● Written problem
Extract word for word the lines of the listing from its start to the line holding "function pairs(xs, ys)", both ends kept; pictures are not part of the copy.

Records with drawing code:
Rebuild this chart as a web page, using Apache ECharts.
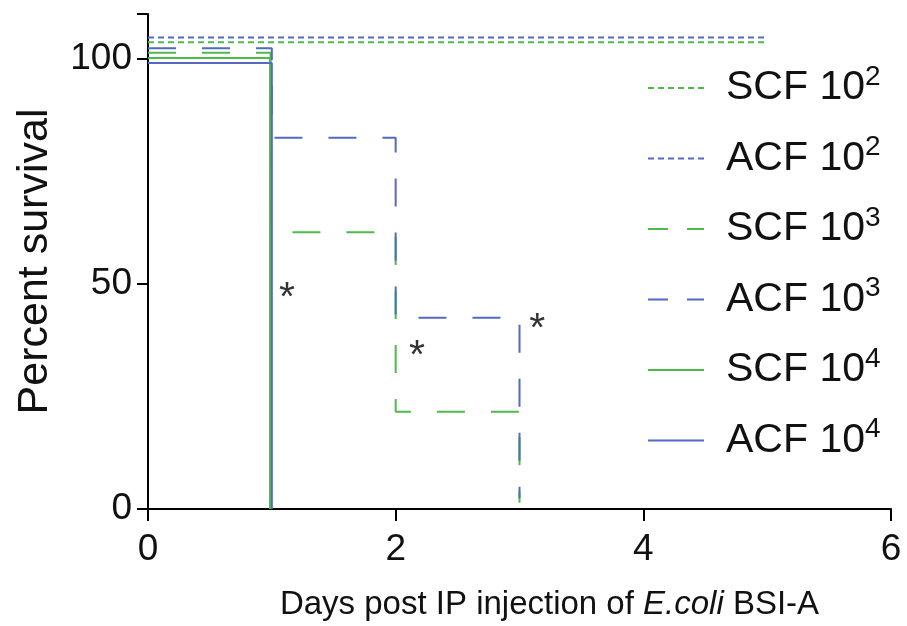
<!DOCTYPE html>
<html>
<head>
<meta charset="utf-8">
<script src="https://cdn.jsdelivr.net/npm/echarts@6/dist/echarts.min.js"></script>
<style>html,body{margin:0;padding:0;background:#fff}#c{width:907px;height:626px}</style>
</head>
<body>
<div id="c"></div>
<script>
// ---- data (step survival curves, includes plotting offsets) ----
var names = ['SCF 10^2', 'ACF 10^2', 'SCF 10^3', 'ACF 10^3', 'SCF 10^4', 'ACF 10^4'];
var scf2_x = [0, 5];      var scf2_y = [103.7, 103.7];
var acf2_x = [0, 5];      var acf2_y = [104.8, 104.8];
var scf3_x = [0, 0.99, 2, 3];   var scf3_y = [101.4, 61.5, 21.6, 1.4];
var acf3_x = [0, 1, 2, 3];      var acf3_y = [102.4, 82.5, 42.5, 2.4];
var scf4_x = [0, 0.985];  var scf4_y = [100.2, 0];
var acf4_x = [0, 1];      var acf4_y = [99.1, 0];
var star_x = [1.123, 2.172, 3.143];
var star_y = [48.8, 35.9, 41.8];
var xTicks = [0, 2, 4, 6];
var yTicks = [0, 50, 100];

var GREEN = '#4cbb4c', BLUE = '#5468c4';
function pairs(xs, ys) { return xs.map(function (x, i) { return [x, ys[i]]; }); }

var styles = [
  { color: GREEN, type: [6, 4] },
  { color: BLUE, type: [6, 4] },
  { color: GREEN, type: [28, 26] },
  { color: BLUE, type: [28, 26] },
  { color: GREEN, type: 'solid' },
  { color: BLUE, type: 'solid' }
];
var xs = [scf2_x, acf2_x, scf3_x, acf3_x, scf4_x, acf4_x];
var ys = [scf2_y, acf2_y, scf3_y, acf3_y, scf4_y, acf4_y];
var legendDash = [[6, 4], [6, 4], [20, 19], [20, 19], 'solid', 'solid'];

var series = names.map(function (n, i) {
  return {
    name: n, type: 'line', step: 'end', showSymbol: false, symbol: 'none',
    data: pairs(xs[i], ys[i]), color: styles[i].color,
    lineStyle: { color: styles[i].color, width: 2, type: styles[i].type },
    animation: false, silent: true
  };
});
series.push({
  type: 'scatter', data: pairs(star_x, star_y), symbolSize: 0, silent: true,
  label: { show: true, position: 'inside', formatter: '*', color: '#000',
    fontFamily: 'Liberation Sans, Arial, sans-serif', fontSize: 41, offset: [0, 9] },
  animation: false
});

var FONT = 'Liberation Sans, Arial, sans-serif';
var chart = echarts.init(document.getElementById('c'), null, { renderer: 'canvas' });
chart.setOption({
  backgroundColor: '#fff',
  animation: false,
  grid: { left: 148, right: 16, top: 14, bottom: 116, containLabel: false },
  legend: {
    orient: 'vertical', left: 642, top: 58, itemWidth: 56, itemHeight: 14, itemGap: 25,
    selectedMode: false,
    itemStyle: { opacity: 0 },
    data: names.map(function (n, i) {
      return { name: n, itemStyle: { opacity: 0 }, lineStyle: { color: styles[i].color, width: 2, type: legendDash[i], opacity: 1 } };
    }),
    formatter: function (n) { var p = n.split('^'); return '{a|' + p[0] + '}{s|' + p[1] + '}'; },
    textStyle: {
      rich: {
        a: { fontFamily: FONT, fontSize: 41, lineHeight: 50, color: '#111', padding: [0, 0, 0, 17] },
        s: { fontFamily: FONT, fontSize: 28, lineHeight: 30, verticalAlign: 'top', color: '#111' }
      }
    }
  },
  xAxis: {
    type: 'value', min: 0, max: 6, interval: 2,
    name: '{n|Days post IP injection of }{i|E.coli}{n| BSI-A}', nameLocation: 'middle', nameGap: 79,
    nameTextStyle: { padding: [0, 0, 0, 60], rich: {
      n: { fontFamily: FONT, fontSize: 33, color: '#111' },
      i: { fontFamily: FONT, fontSize: 33, fontStyle: 'italic', color: '#111' } } },
    axisLine: { show: true, onZero: false, lineStyle: { color: '#000', width: 2 } },
    axisTick: { show: true, length: 12, lineStyle: { color: '#000', width: 2 } },
    axisLabel: { fontFamily: FONT, fontSize: 37, color: '#111', margin: 22,
      formatter: function (v) { return xTicks.indexOf(v) >= 0 ? String(v) : ''; } },
    splitLine: { show: false }
  },
  yAxis: {
    type: 'value', min: 0, max: 110, interval: 50,
    name: 'Percent survival', nameLocation: 'middle', nameGap: 91, nameRotate: 90,
    nameTextStyle: { fontFamily: FONT, fontSize: 43, color: '#111' },
    axisLine: { show: true, onZero: false, lineStyle: { color: '#000', width: 2 } },
    axisTick: { show: true, length: 11, lineStyle: { color: '#000', width: 2 } },
    axisLabel: { fontFamily: FONT, fontSize: 37, color: '#111', margin: 16,
      formatter: function (v) { return yTicks.indexOf(v) >= 0 ? String(v) : ''; } },
    splitLine: { show: false }
  },
  series: series
});
</script>
</body>
</html>
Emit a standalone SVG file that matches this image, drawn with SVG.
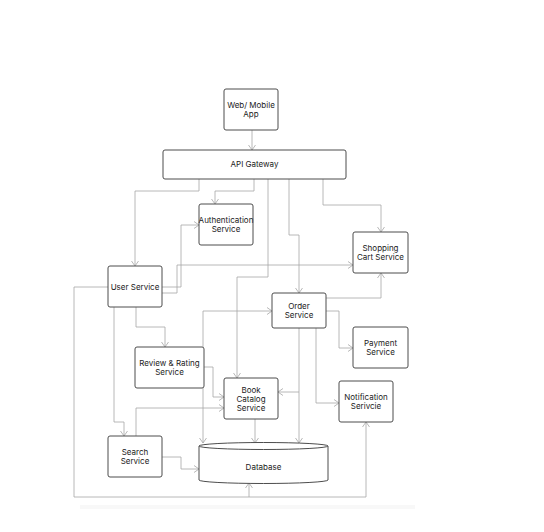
<svg xmlns="http://www.w3.org/2000/svg" width="544" height="532" viewBox="0 0 544 532">
<style>
.box{fill:#ffffff;stroke:#4d4d4d;stroke-width:1}
.lbl{font-family:Inter,"Noto Sans","Liberation Sans",sans-serif;font-size:8px;fill:#222;text-anchor:middle}
.c{fill:none;stroke:#a6a6a6;stroke-width:0.8;stroke-linejoin:round;marker-end:url(#arr)}
.cn{fill:none;stroke:#a6a6a6;stroke-width:0.8;stroke-linejoin:round}
</style>
<defs>
<marker id="arr" markerUnits="userSpaceOnUse" markerWidth="12" markerHeight="12" refX="0" refY="0" viewBox="-7 -6 8 12" orient="auto" overflow="visible">
<path d="M-5,-3.5 L0,0 L-5,3.5" fill="none" stroke="#a6a6a6" stroke-width="0.8"/>
</marker>
</defs>
<rect x="0" y="0" width="544" height="532" fill="#ffffff"/>
<rect x="80" y="505" width="335" height="4" fill="#f8f8f8"/>
<g id="connectors">
<path class="c" d="M252,130 V150"/>
<path class="c" d="M199,179 V191 H135 V266"/>
<path class="c" d="M254,179 V191 H215 V204"/>
<path class="c" d="M268,179 V277 H237 V378"/>
<path class="c" d="M289,179 V235 H299 V293"/>
<path class="c" d="M323,179 V205 H381 V232"/>
<path class="c" d="M162,287 H181 V225 H199"/>
<path class="c" d="M162,293 H177 V265 H353"/>
<path class="c" d="M136,307 V327 H165 V347"/>
<path class="c" d="M114,307 V422 H124 V436"/>
<path class="c" d="M108,287 H74 V497 H366 V422"/>
<path class="c" d="M249,497 V483"/>
<path class="c" d="M203,347 V311 H272"/>
<path class="c" d="M203,388 V443"/>
<path class="c" d="M204,367 H213 V397 H224"/>
<path class="c" d="M136,436 V408 H224"/>
<path class="c" d="M162,457 H181 V469 H199"/>
<path class="c" d="M255,419 V443"/>
<path class="c" d="M299,328 V392 H278"/>
<path class="c" d="M299,392 V443"/>
<path class="c" d="M316,328 V403 H339"/>
<path class="c" d="M326,311 H339 V348 H353"/>
<path class="c" d="M326,298 H381 V273"/>
</g>
<g id="web">
<rect class="box" x="224" y="89" width="54" height="41" rx="2"/>
<text class="lbl" x="251" y="108">Web/ Mobile</text>
<text class="lbl" x="251" y="117">App</text>
</g>
<g id="api">
<rect class="box" x="163" y="150" width="183" height="29" rx="2"/>
<text class="lbl" x="254.5" y="167">API Gateway</text>
</g>
<g id="auth">
<rect class="box" x="199" y="204" width="54" height="41" rx="2"/>
<text class="lbl" x="226" y="223">Authentication</text>
<text class="lbl" x="226" y="232">Service</text>
</g>
<g id="cart">
<rect class="box" x="353" y="232" width="55" height="41" rx="2"/>
<text class="lbl" x="380.5" y="251">Shopping</text>
<text class="lbl" x="380.5" y="260">Cart Service</text>
</g>
<g id="user">
<rect class="box" x="108" y="266" width="54" height="41" rx="2"/>
<text class="lbl" x="135" y="290">User Service</text>
</g>
<g id="order">
<rect class="box" x="272" y="293" width="54" height="35" rx="2"/>
<text class="lbl" x="299" y="309">Order</text>
<text class="lbl" x="299" y="318">Service</text>
</g>
<g id="payment">
<rect class="box" x="353" y="327" width="55" height="41" rx="2"/>
<text class="lbl" x="380.5" y="346">Payment</text>
<text class="lbl" x="380.5" y="355">Service</text>
</g>
<g id="review">
<rect class="box" x="135" y="347" width="69" height="41" rx="2"/>
<text class="lbl" x="169.5" y="366">Review &amp; Rating</text>
<text class="lbl" x="169.5" y="375">Service</text>
</g>
<g id="book">
<rect class="box" x="224" y="378" width="54" height="41" rx="2"/>
<text class="lbl" x="251" y="393">Book</text>
<text class="lbl" x="251" y="402">Catalog</text>
<text class="lbl" x="251" y="411">Service</text>
</g>
<g id="notification">
<rect class="box" x="339" y="381" width="54" height="41" rx="2"/>
<text class="lbl" x="366" y="400">Notification</text>
<text class="lbl" x="366" y="409">Serivcie</text>
</g>
<g id="search">
<rect class="box" x="108" y="436" width="54" height="41" rx="2"/>
<text class="lbl" x="135" y="455">Search</text>
<text class="lbl" x="135" y="464">Service</text>
</g>
<g id="database">
<path class="box" d="M199,446 V480 A64.5,3.5 0 0 0 328,480 V446 A64.5,3.5 0 0 0 199,446 Z"/>
<path class="box" d="M199,446 A64.5,3.5 0 0 0 328,446" fill="none"/>
<text class="lbl" x="263.5" y="470">Database</text>
</g>
</svg>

● Task solution
Rebuild this chart as a web page, using Apache ECharts.
<!DOCTYPE html>
<html>
<head>
<meta charset="utf-8">
<script src="https://cdn.jsdelivr.net/npm/echarts@6/dist/echarts.min.js"></script>
<style>html,body{margin:0;padding:0;background:#fff}#c{width:907px;height:626px}</style>
</head>
<body>
<div id="c"></div>
<script>
// ---- data (step survival curves, includes plotting offsets) ----
var names = ['SCF 10^2', 'ACF 10^2', 'SCF 10^3', 'ACF 10^3', 'SCF 10^4', 'ACF 10^4'];
var scf2_x = [0, 5];      var scf2_y = [103.7, 103.7];
var acf2_x = [0, 5];      var acf2_y = [104.8, 104.8];
var scf3_x = [0, 0.99, 2, 3];   var scf3_y = [101.4, 61.5, 21.6, 1.4];
var acf3_x = [0, 1, 2, 3];      var acf3_y = [102.4, 82.5, 42.5, 2.4];
var scf4_x = [0, 0.985];  var scf4_y = [100.2, 0];
var acf4_x = [0, 1];      var acf4_y = [99.1, 0];
var star_x = [1.123, 2.172, 3.143];
var star_y = [48.8, 35.9, 41.8];
var xTicks = [0, 2, 4, 6];
var yTicks = [0, 50, 100];

var GREEN = '#4cbb4c', BLUE = '#5468c4';
function pairs(xs, ys) { return xs.map(function (x, i) { return [x, ys[i]]; }); }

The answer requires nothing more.